Only certain animals that you hit with your car, though. 

By Tim Nelson
October 18, 2019
wingedwolf/Getty Images

In the beginning, humankind got its meat by any means necessary. Over time the introduction of animal husbandry, the development of sophisticated weapons, and eventually the factory farms of today have shifted society’s views on the types and sources of meat we’re willing to eat.

Now, a newly-signed California state law asks a bold question that could represent a new step in the history of meat procurement: “What if you could hunt with your car?”

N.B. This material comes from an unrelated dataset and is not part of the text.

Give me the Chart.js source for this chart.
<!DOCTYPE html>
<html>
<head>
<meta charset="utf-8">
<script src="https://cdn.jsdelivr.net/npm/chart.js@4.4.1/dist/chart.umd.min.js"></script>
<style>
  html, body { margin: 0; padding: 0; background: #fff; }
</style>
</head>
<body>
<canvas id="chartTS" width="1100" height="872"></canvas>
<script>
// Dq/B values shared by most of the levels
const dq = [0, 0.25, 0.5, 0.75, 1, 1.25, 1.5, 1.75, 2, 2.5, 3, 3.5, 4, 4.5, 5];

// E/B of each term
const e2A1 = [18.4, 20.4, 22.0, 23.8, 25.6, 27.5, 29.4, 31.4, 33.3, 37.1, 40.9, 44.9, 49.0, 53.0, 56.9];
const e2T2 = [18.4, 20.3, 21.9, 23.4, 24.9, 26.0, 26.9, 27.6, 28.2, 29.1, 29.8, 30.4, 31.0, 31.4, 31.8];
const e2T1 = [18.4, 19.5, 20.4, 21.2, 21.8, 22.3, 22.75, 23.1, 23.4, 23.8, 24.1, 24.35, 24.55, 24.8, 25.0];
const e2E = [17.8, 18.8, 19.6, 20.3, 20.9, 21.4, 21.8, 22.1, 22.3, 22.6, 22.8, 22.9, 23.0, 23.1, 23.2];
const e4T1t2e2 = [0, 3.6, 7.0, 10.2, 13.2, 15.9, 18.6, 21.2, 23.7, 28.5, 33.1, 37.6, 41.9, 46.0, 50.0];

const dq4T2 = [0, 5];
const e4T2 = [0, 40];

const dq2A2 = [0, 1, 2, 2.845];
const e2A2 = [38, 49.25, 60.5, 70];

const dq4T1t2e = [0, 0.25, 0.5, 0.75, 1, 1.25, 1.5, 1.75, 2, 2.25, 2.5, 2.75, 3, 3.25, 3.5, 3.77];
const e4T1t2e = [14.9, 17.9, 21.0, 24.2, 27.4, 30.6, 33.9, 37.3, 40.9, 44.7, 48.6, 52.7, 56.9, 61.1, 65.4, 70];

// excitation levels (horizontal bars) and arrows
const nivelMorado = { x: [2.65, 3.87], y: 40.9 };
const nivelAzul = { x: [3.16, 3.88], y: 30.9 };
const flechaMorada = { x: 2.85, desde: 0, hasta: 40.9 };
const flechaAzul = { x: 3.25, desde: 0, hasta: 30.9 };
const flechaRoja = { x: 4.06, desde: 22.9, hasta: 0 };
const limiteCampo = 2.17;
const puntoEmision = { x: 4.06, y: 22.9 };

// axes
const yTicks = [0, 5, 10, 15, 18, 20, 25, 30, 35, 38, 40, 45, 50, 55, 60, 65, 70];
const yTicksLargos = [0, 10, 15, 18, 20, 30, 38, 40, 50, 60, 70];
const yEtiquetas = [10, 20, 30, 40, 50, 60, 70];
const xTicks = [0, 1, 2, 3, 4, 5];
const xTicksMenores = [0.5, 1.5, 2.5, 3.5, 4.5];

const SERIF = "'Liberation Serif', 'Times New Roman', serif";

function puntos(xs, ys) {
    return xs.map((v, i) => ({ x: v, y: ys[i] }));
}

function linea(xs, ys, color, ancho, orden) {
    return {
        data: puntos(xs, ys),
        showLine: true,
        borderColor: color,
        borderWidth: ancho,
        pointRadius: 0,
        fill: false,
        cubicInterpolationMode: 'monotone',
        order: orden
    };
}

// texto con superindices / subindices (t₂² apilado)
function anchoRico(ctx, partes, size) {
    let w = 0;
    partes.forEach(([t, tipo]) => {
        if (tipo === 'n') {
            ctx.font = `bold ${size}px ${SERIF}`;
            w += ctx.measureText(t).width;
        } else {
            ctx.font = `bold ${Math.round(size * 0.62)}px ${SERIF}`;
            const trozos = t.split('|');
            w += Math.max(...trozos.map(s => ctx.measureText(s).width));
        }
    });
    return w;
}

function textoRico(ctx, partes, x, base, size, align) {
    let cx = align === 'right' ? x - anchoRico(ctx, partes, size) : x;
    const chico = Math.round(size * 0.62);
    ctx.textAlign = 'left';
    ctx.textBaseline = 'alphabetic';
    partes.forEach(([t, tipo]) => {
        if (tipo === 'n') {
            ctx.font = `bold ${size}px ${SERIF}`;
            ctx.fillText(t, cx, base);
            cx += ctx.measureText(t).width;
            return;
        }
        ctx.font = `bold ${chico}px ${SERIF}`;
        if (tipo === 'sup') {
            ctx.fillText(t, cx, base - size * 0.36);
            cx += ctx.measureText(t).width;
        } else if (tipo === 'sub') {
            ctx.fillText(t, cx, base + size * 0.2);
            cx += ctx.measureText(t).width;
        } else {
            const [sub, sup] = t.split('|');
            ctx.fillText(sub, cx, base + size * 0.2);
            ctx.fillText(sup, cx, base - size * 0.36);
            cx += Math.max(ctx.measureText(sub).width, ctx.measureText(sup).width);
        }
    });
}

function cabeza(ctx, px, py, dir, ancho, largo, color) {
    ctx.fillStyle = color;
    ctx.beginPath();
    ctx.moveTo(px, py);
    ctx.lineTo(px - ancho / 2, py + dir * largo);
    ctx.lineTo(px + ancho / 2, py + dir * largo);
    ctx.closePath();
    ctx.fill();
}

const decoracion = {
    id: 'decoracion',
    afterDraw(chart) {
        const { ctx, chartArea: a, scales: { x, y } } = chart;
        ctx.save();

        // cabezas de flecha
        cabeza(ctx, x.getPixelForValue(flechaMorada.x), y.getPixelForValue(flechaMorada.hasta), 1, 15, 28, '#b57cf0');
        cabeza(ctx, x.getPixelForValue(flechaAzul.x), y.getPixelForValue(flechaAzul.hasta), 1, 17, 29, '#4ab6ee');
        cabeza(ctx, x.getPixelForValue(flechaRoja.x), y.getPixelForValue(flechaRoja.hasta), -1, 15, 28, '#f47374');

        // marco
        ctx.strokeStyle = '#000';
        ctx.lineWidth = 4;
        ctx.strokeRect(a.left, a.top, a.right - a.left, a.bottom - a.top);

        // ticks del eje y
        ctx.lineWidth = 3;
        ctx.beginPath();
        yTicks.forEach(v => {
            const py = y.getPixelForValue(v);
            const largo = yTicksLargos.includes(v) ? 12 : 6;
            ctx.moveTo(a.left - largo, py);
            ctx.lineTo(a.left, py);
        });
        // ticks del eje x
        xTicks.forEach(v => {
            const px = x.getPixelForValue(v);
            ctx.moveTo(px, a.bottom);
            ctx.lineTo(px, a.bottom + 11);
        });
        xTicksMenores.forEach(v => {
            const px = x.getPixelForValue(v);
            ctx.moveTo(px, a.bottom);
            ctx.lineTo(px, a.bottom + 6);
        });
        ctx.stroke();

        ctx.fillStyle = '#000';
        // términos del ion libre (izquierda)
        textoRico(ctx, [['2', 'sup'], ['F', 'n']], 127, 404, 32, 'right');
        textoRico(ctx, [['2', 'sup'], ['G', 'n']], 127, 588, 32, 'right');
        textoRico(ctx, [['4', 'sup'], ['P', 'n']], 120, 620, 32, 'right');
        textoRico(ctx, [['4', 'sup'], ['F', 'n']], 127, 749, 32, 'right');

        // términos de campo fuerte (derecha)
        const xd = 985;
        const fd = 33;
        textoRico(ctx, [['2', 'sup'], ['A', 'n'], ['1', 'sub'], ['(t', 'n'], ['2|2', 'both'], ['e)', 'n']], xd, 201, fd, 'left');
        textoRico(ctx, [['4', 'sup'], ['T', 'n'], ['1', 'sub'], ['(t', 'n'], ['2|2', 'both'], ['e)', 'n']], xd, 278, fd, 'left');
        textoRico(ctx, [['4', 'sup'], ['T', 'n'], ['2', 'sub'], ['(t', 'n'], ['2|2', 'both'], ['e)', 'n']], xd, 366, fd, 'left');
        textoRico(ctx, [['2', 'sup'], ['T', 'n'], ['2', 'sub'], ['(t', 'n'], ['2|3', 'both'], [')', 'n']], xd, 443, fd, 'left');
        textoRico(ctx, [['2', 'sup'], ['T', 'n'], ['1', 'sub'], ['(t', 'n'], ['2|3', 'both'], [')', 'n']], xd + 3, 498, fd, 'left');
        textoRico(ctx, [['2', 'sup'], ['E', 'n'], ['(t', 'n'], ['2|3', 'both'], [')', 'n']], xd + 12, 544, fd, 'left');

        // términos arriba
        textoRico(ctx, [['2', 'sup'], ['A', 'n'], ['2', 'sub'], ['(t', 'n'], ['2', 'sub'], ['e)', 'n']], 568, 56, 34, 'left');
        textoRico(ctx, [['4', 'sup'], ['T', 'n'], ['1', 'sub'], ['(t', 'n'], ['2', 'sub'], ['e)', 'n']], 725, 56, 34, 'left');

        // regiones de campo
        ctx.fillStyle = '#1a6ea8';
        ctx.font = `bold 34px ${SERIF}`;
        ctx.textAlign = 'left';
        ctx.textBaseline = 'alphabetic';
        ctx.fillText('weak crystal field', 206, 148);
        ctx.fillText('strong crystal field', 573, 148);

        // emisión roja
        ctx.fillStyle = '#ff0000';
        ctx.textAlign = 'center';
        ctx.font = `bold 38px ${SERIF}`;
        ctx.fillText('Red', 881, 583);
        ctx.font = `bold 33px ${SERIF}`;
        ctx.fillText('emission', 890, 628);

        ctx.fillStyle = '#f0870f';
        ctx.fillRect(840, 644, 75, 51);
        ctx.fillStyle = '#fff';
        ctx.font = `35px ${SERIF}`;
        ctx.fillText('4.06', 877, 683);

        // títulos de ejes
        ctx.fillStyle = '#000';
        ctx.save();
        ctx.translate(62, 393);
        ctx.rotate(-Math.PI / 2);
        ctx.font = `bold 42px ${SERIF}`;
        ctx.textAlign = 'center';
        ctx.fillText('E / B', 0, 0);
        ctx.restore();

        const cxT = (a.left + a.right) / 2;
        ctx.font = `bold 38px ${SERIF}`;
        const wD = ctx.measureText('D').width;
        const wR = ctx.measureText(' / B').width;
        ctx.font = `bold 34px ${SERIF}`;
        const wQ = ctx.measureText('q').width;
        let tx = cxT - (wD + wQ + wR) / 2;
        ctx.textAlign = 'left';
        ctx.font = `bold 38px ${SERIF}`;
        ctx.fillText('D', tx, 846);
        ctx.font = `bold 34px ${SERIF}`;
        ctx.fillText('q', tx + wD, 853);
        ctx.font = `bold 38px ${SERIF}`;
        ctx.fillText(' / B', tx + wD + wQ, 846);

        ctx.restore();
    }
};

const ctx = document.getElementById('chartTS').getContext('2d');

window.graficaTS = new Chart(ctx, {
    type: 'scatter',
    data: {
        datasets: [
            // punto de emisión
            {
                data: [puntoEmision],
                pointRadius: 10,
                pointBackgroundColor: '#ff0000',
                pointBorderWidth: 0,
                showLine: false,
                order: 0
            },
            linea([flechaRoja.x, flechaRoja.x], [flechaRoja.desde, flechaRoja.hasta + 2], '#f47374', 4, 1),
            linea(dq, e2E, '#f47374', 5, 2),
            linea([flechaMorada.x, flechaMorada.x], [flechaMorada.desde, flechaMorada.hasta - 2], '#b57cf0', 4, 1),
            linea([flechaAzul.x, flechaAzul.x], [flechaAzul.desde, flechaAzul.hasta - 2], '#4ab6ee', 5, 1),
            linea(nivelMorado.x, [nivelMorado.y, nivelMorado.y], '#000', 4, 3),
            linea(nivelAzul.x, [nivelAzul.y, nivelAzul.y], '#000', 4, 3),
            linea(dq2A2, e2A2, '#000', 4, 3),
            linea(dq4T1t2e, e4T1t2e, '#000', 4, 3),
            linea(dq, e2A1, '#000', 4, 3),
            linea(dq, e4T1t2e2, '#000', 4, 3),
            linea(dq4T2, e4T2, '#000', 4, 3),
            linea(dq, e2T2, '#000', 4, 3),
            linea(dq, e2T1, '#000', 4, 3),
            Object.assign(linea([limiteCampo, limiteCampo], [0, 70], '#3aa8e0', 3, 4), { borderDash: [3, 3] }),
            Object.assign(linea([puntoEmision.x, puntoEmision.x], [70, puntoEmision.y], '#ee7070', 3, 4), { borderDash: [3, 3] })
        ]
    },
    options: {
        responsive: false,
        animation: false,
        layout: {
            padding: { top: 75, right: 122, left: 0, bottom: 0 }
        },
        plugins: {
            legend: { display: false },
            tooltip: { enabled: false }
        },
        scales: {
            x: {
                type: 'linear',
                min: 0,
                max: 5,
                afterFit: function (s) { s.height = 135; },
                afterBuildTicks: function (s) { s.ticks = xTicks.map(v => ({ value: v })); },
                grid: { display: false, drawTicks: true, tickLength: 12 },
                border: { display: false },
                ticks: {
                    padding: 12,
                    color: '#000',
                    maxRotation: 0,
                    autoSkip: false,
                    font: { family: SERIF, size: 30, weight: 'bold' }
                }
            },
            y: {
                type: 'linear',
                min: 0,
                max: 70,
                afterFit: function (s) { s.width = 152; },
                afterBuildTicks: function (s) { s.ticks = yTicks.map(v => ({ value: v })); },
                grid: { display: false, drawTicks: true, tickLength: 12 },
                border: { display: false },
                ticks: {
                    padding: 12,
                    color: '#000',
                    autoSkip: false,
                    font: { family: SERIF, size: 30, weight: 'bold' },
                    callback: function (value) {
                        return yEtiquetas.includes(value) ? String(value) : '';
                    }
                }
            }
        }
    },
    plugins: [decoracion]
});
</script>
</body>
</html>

That’s sort of the premise behind the state’s Senate Bill 395, which requires California’s Fish and Game Commission to create a permit system for “persons desiring to recover, possess, use, or transport, for purposes of salvaging wild game meat for human consumption... that has been accidentally killed as a result of a vehicle collision on a roadway within California.” Specifically, the bill of the text mentions deer, elk, pronghorn antelope, or wild pig as potential (road) game meats. 

RECIPE: Slow Cooker Venison Stew

Once the Fish and Game Commission complies with the law on or before its January 1st, 2022 deadline, the process would work as follows: you hit a deer or wild pig with your Prius. After tying the slain beast to your roof, you can apply “through a user-friendly and cell-phone-friendly web-based portal” for a permit. Applicants would have to specify where the dead animal was recovered, what might have led to its death, and where that tasty road meat is headed. 

In case you were wondering, this bill didn’t come about because Governor Gavin Newsom saw a tasty-looking deer on the side of the road. Rather, it says its objective is “to make available to Californians tens of thousands of pounds of a healthy, wild, big game food source that currently is wasted each year following wildlife-vehicle collisions.” With the bill further estimating that 20,000 deer are killed by cars each year, “this potentially translates into hundreds of thousands of pounds of healthy meat that could be used to feed those in need.” 

RECIPE: Venison Chili 

We often picture cars flattening small squirrels that are then left to spoil in the sun when we think of roadkill. But the death of a bigger game animal from a collision isn’t much more or less violent than death by hunting, and at least this is a way to make the best of a bad situation. The program also has the added benefit of helping the Commission “collect and compile information and data on wildlife-vehicle collisions to support wildlife conservation efforts,” hopefully making them less likely in the future. 

So, yes: It sounds gross, but there’s a legitimate case to be made for a law that now allows you to salvage and eat (large) roadkill. Barring an unexpected revision of California’s health code, just don’t expect any trendy “Road-to-Table” restaurants coming to LA anytime soon. But soon enough, that big animal that wrecked your can come home and join you for dinner.